Minnesota Department of Agriculture officials confirmed finding the weed in Douglas County. MDA also has found the weed in Lyon, Todd and Yellow Medicine counties.
MDA officials discovered the Douglas County infestation while investigating plots in Todd County that were confirmed Palmer-positive two weeks prior. MDA’s investigation is currently focusing on the source of the weed seed, according to Allen Sommerfeld, MDA communications.
The three sites found to contain Palmer amaranth in Douglas County were planted this year by one individual, Sommerfeld says, and were mowed in September. To contain the weed’s spread, MDA is considering some spot burning yet this fall and additional eradication efforts next year.

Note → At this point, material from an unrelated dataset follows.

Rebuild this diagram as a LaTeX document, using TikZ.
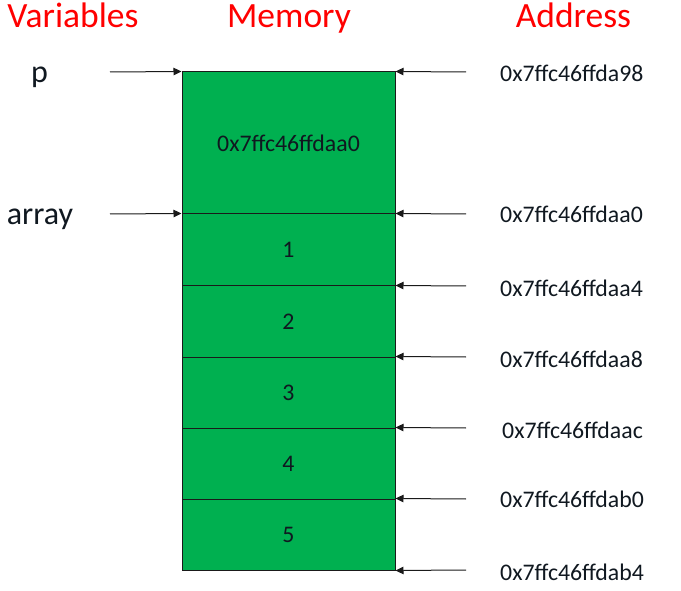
\documentclass[tikz,border=0pt]{standalone}
\usepackage{fontspec}
\setmainfont{Carlito}
\usetikzlibrary{arrows.meta}
\definecolor{memgreen}{HTML}{00B050}
\definecolor{headred}{HTML}{FF0000}
\definecolor{linegray}{HTML}{1A1A1A}
\definecolor{textdark}{HTML}{101820}
\begin{document}
\begin{tikzpicture}[x=1pt,y=-1pt,
  heading/.style={font=\fontsize{35.5}{40}\selectfont, text=headred, inner sep=0pt, anchor=base},
  varname/.style={font=\fontsize{32}{36}\selectfont, text=textdark, inner sep=0pt, anchor=base},
  addr/.style={font=\fontsize{23.8}{28}\selectfont, text=textdark, inner sep=0pt, anchor=base west},
  bigcell/.style={draw=linegray, line width=1pt, fill=memgreen, minimum width=213pt, minimum height=142pt, inner sep=0pt, text=textdark, font=\fontsize{23.8}{28}\selectfont},
  cell/.style={draw=linegray, line width=1pt, fill=memgreen, minimum width=213pt, minimum height=71pt, inner sep=0pt, text=textdark, font=\fontsize{23.8}{28}\selectfont},
  ptr/.style={draw=linegray, line width=1pt, -{Triangle[length=8pt,width=7.5pt]}}
]
\useasboundingbox (0,0) rectangle (681,591);
% headings
\node[heading] (hv) at (73,28) {Variables};
\node[heading] (hm) at (289,28) {Memory};
\node[heading] (ha) at (573.5,28) {Address};
% memory cells
\node[bigcell] (c0) at (288.5,143) {0x7ffc46ffdaa0};
\node[cell, minimum height=72pt] (c1) at (288.5,250) {1};
\node[cell] (c2) at (288.5,321.5) {2};
\node[cell] (c3) at (288.5,392.5) {3};
\node[cell] (c4) at (288.5,463.5) {4};
\node[cell] (c5) at (288.5,534.5) {5};
% variables
\node[varname] (vp) at (39.5,83) {p};
\node[varname] (varr) at (40,225) {array};
\coordinate (lp) at (110,72);
\coordinate (la) at (110,214);
\draw[ptr] (lp) -- (c0.north west);
\draw[ptr] (la) -- (c1.north west);
% addresses
\node[addr] (a0) at (500,82) {0x7ffc46ffda98};
\node[addr] (a1) at (500,223) {0x7ffc46ffdaa0};
\node[addr] (a2) at (500,297) {0x7ffc46ffdaa4};
\node[addr] (a3) at (500,367) {0x7ffc46ffdaa8};
\node[addr] (a4) at (502,438) {0x7ffc46ffdaac};
\node[addr] (a5) at (500,507) {0x7ffc46ffdab0};
\node[addr] (a6) at (500,580) {0x7ffc46ffdab4};
\coordinate (r0) at (466,72);
\coordinate (r1) at (466,214);
\coordinate (r2) at (466,286);
\coordinate (r3) at (466,357);
\coordinate (r4) at (466,428);
\coordinate (r5) at (466,499);
\coordinate (r6) at (466,570);
\draw[ptr] (r0) -- (c0.north east);
\draw[ptr] (r1) -- (c1.north east);
\draw[ptr] (r2) -- (c2.north east);
\draw[ptr] (r3) -- (c3.north east);
\draw[ptr] (r4) -- (c4.north east);
\draw[ptr] (r5) -- (c5.north east);
\draw[ptr] (r6) -- (c5.south east);
\end{tikzpicture}
\end{document}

Geir Friisoe, director of MDA’s plant protection, says the department was fortunate to find the infestations early on. “Through early detection, we can develop an effective eradication plan and manage these small, isolated sites before the weed spreads beyond the plantings," he says.
MDA officials note that all of the Minnesota infestations have been found in conservation plantings. None of the weeds have made their way into row crop fields, which MDA says could be economically harmful. Palmer amaranth can cause substantial yield losses and greatly increase weed management costs in soybeans and corn.
It is illegal to sell any seed in Minnesota that contains Palmer amaranth, MDA officials say. Dealers must test seed lots before putting them on the market. Proper seed labeling laws must also be followed.
Friisoe says landowners should buy seed mixes from reputable seed dealers to help curb the spread of Palmer.
“Ask the dealers to see the blending paperwork and lab certification results,” he says.
MDA officials say they are having success in eradicating the Palmer amaranth that was found in Lyon and Yellow Medicine counties in 2016. Thirty-three sites were identified with the invasive weed. Last fall and this year, MDA worked to eradicate it with burning and herbicide treatments, Sommerfeld says.
“We’ve since recovered a small number of Palmer plants on just three sites,” he adds. “Work will continue on eradication next year.”
MDA officials expressed confidence in managing the new Palmer amaranth sites in Todd and Douglas counties, based on their experiences thus far in Lyon and Yellow Medicine counties.